┌──
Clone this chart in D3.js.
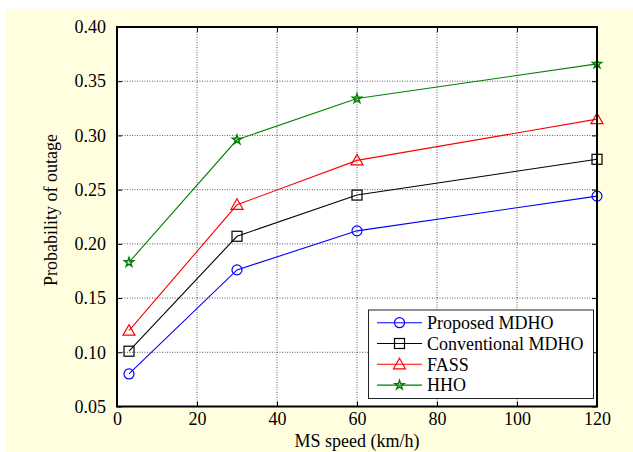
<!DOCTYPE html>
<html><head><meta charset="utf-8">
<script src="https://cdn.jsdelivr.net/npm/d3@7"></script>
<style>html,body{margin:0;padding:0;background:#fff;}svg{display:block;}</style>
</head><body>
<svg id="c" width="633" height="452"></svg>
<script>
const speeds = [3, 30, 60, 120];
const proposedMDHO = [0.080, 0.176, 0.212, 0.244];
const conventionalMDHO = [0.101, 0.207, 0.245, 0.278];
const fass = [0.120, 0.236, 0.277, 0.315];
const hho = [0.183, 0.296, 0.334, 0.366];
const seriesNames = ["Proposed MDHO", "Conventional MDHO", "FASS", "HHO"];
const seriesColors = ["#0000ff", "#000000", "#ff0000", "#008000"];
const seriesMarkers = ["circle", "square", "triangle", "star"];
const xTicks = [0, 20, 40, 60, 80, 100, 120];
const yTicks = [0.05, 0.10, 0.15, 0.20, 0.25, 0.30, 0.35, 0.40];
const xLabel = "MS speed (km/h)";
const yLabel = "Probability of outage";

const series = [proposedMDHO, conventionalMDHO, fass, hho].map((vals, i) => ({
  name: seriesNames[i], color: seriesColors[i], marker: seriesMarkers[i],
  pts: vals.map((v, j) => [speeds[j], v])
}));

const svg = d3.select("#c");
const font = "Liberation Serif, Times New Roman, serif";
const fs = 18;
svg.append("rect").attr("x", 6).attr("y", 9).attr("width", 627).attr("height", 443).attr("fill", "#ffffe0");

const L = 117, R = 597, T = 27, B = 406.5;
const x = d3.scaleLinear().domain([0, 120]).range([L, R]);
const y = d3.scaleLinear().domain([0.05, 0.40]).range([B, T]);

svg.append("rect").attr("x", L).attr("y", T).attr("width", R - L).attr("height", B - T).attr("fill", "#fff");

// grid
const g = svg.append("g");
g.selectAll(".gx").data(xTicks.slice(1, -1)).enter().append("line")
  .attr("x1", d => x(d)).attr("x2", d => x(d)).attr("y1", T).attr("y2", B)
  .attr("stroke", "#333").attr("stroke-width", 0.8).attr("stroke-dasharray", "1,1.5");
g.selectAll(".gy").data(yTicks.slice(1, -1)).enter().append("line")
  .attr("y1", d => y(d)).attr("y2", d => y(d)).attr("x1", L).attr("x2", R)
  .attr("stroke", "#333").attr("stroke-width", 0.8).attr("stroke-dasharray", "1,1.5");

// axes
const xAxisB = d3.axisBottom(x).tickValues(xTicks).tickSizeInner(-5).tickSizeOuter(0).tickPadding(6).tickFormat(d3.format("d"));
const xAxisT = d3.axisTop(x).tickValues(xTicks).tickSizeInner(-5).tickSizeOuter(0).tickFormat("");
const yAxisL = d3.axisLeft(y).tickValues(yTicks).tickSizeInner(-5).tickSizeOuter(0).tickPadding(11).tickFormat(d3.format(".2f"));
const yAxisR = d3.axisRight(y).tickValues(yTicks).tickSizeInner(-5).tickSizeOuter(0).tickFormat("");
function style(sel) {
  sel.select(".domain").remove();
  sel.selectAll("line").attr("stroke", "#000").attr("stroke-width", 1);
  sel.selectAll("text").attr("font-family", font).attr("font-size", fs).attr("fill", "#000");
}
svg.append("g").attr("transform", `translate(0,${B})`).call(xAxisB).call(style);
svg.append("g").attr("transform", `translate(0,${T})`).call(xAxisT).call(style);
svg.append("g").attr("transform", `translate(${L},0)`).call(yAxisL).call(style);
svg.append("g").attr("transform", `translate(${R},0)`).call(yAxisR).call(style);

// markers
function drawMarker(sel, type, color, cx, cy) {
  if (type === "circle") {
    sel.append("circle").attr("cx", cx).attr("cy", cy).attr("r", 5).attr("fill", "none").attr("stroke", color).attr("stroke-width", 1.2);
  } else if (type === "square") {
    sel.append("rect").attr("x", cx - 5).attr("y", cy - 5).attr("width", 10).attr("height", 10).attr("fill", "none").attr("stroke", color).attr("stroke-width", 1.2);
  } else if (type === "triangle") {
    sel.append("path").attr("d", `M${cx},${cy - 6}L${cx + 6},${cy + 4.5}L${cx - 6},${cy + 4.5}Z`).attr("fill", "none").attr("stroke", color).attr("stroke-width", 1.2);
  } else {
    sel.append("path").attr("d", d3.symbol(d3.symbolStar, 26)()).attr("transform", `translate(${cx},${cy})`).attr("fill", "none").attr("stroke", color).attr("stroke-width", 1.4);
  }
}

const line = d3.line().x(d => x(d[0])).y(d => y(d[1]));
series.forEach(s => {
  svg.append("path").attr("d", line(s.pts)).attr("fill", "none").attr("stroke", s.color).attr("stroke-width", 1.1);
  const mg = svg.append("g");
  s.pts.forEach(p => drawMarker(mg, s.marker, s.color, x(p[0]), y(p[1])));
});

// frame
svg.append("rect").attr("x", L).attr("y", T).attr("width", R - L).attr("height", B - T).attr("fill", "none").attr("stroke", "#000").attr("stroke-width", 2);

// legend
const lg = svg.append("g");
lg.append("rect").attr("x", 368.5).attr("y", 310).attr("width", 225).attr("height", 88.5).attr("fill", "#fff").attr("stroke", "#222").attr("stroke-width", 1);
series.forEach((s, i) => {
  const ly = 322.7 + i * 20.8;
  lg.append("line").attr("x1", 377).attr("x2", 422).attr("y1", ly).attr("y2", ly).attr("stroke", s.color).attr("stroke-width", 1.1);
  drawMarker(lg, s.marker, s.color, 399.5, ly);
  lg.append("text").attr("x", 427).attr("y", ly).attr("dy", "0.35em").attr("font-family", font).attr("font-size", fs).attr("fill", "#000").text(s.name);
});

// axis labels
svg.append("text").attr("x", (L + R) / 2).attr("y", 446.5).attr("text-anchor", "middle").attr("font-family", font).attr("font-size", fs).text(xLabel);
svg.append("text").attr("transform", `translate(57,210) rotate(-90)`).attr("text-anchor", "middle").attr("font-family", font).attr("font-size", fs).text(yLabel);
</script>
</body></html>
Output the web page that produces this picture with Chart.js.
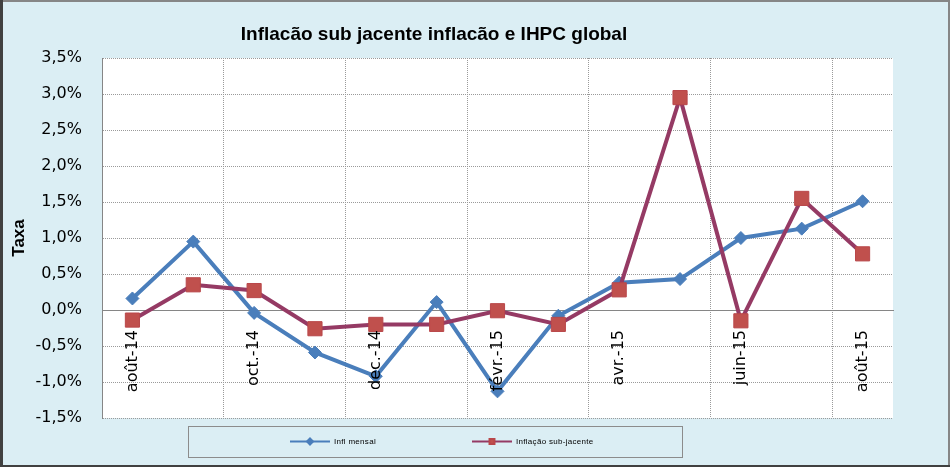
└──
**Stated exercise**
Extract all lines containing the word "this".

**Right answer**
Clone this chart in D3.js.
Output the web page that produces this picture with Chart.js.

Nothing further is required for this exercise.